Ho imparato a conoscermi e a conoscere il mondo in cui viva, quello calcistico in particolare, i vent'anni li ho passati da un po' e ti assicuro che quello che faccio, lo faccio sempre con la testa sul collo».
La fortuna, si dice, è fatta di vetro: nel momento in cui brilla di più, si spezza. Per te è stato così?
«No, direi di no. Dalla mia carriera in nove anni di professionismo ho già avuto molto e non sono d'accordo con chi ritiene che la Nazionale sia l'apice dopo di che tutto il resto non deve contare più nulla. Nel calcio ci sono momenti di grande soddisfazione che devi esser capace di cogliere nel modo giusto, dando l'esatto valore alle cose, per non avere poi dei conseguenti riflessi negativi nel momento in cui gli attimi fortunati si eclissano. Per questo,nel momento in cui mi è venuta a mancare la Nazionale non ho patito alcuno choc. Il mio carattere e la mia voglia di vivere, inoltre, fanno sì che riesca ad affrontare anche i momenti difficili con il sorriso sulle labbra».-
Ami la popolarità?
«Mi fa piacere, la accetto, ma non la vado a cercare».
Sei un patito delle corse in auto: è per questo che prendi tante «sbandate»?
«Sì, né prendo tante, però con le donne, non in macchina. La figura femminile esercita su di me un fascino incredibile, che mi attrae irresistibilmente e per questo spesso sono vittima di entusiasmi travolgenti».
Ma le donne hanno condizionato la tua carriera?
«Sì, ma al contrario di quanto si possa meschinamente credere, hanno inciso in modo positivo, aiutandomi molto a risolvere i periodi di crisi».
È vero che sei come le noci, duro fuori, tenero dentro?
«Sì, è vero.
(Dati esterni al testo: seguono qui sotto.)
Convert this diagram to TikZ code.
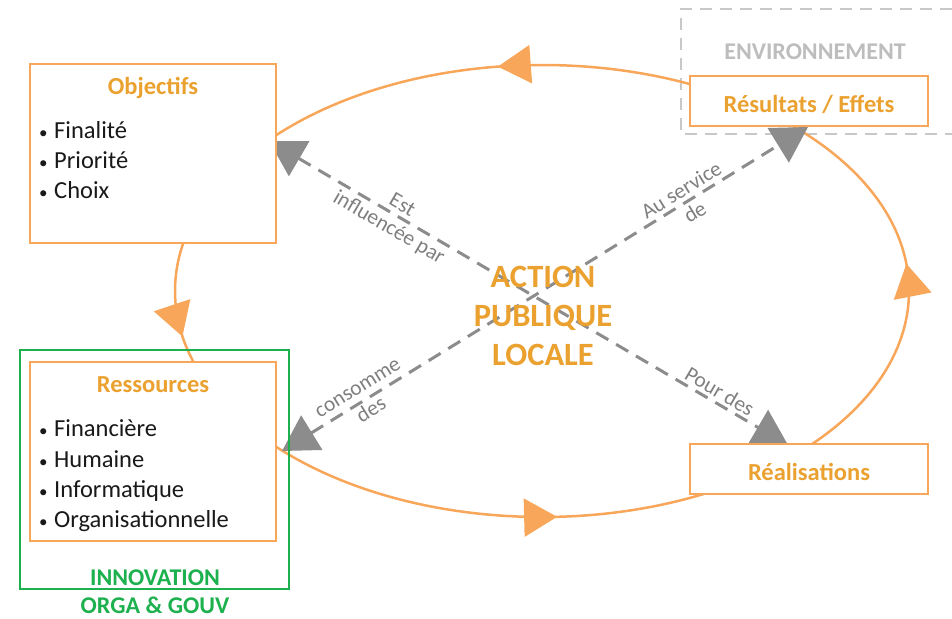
\documentclass[tikz,border=0pt]{standalone}
\usepackage{fontspec}
\setmainfont{Carlito}
\usetikzlibrary{arrows.meta,decorations.markings}
\definecolor{orl}{HTML}{F8A65A}
\definecolor{ort}{HTML}{EBA12F}
\definecolor{grd}{HTML}{8C8C8C}
\definecolor{grl}{HTML}{7F7F7F}
\definecolor{grenv}{HTML}{C8C8C8}
\definecolor{grenvt}{HTML}{BDBDBD}
\definecolor{grn}{HTML}{1DB04E}
\newcommand{\bulitem}{\makebox[18pt][l]{\hspace{3pt}{\fontsize{17}{20}\selectfont •}}}
\tikzset{
  box/.style={draw=orl, line width=2.5pt, fill=white, inner sep=0pt},
  ttl/.style={text=ort, font=\bfseries\fontsize{24.5}{29}\selectfont, inner sep=0pt},
  bul/.style={anchor=west, font=\fontsize{24.5}{29}\selectfont, text=black!90, inner sep=0pt, text height=17pt, text depth=6pt},
  lbl/.style={text=grl, font=\fontsize{21.5}{26}\selectfont, align=center, sloped, inner sep=0pt},
  otip/.tip={Triangle[length=33pt,width=38pt]},
  dasharrow/.style={draw=grd, line width=3pt, dash pattern=on 14pt off 9pt,
     {Triangle[length=35pt,width=40pt]}-{Triangle[length=35pt,width=40pt]}},
}
\begin{document}
\begin{tikzpicture}[x=1pt,y=-1pt]
\useasboundingbox (0,0) rectangle (952,618);
% environment dashed frame
\draw[grenv, line width=2.5pt, dash pattern=on 12pt off 8pt] (952,9) -- (681,9) -- (681,134) -- (952,134);
\node[text=grenvt, font=\bfseries\fontsize{24}{29}\selectfont, inner sep=0pt] (env) at (815,52) {ENVIRONNEMENT};
% cycle ellipse
\draw[orl, line width=2.5pt, postaction={decorate}, decoration={markings,
   mark=at position 0.0145 with {\arrow{otip}},
   mark=at position 0.2734 with {\arrow{otip}},
   mark=at position 0.5245 with {\arrow{otip}},
   mark=at position 0.758 with {\arrow{otip}}}]
   (909,291) arc[start angle=0, end angle=-360, x radius=367, y radius=226];
% dashed arrows
\coordinate (tobj) at (269,141);
\coordinate (treal) at (788,445);
\coordinate (tress) at (282,451);
\coordinate (tres) at (808,127);
\draw[dasharrow] (tobj) -- node[lbl, pos=0.245, yshift=-2pt] {Est\\influencée par}
   node[lbl, pos=0.857, anchor=south, inner sep=3pt] {Pour des} (treal);
\draw[dasharrow] (tress) -- node[lbl, pos=0.158] {consomme\\des}
   node[lbl, pos=0.772] {Au service\\de} (tres);
% center text
\node[text=ort, font=\bfseries\fontsize{32.5}{39}\selectfont, align=center, inner sep=0pt] (apl) at (543,316) {ACTION\\PUBLIQUE\\LOCALE};
% boxes
\node[box, minimum width=246pt, minimum height=179pt] (obj) at (153,153.5) {};
\node[ttl] (objt) at (153,88) {Objectifs};
\node[bul] (o1) at (36,133) {\bulitem Finalité};
\node[bul] (o2) at (36,163) {\bulitem Priorité};
\node[bul] (o3) at (36,193) {\bulitem Choix};
\node[box, minimum width=246pt, minimum height=179pt] (ress) at (153,451.5) {};
\node[ttl] (resst) at (153,385) {Ressources};
\node[bul] (r1) at (36,431) {\bulitem Financière};
\node[bul] (r2) at (36,462) {\bulitem Humaine};
\node[bul] (r3) at (36,492) {\bulitem Informatique};
\node[bul] (r4) at (36,522) {\bulitem Organisationnelle};
\node[box, minimum width=238pt, minimum height=50pt] (resu) at (809,101) {};
\node[ttl] (resut) at (809,104) {Résultats / Effets};
\node[box, minimum width=238pt, minimum height=50pt] (real) at (809,469) {};
\node[ttl] (realt) at (809,472) {Réalisations};
% innovation frame
\node[draw=grn, line width=2.5pt, minimum width=269pt, minimum height=239pt, inner sep=0pt] (inno) at (154.5,469.5) {};
\node[text=grn, font=\bfseries\fontsize{24}{28}\selectfont, align=center, inner sep=0pt] (innot) at (155,592) {INNOVATION\\ORGA \& GOUV};
\end{tikzpicture}
\end{document}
Posso sembrare freddo, insensibile, ma dentro di me le emozioni e i sentimenti li avverto, eccome».
Sono passati 23 anni e sappiamo esattamente come andarono le cose, sappiamo che quella stagione, non conclusasi secondo aspettative, fu solo un introduzione al trionfo dell’anno successivo e sappiamo anche che il buon Marangon rimase a Verona ancora per un anno, giusto il tempo per diventare anche lui un Eroe dello Scudetto.
Caro Luciano, per fortuna sei rimasto a Verona.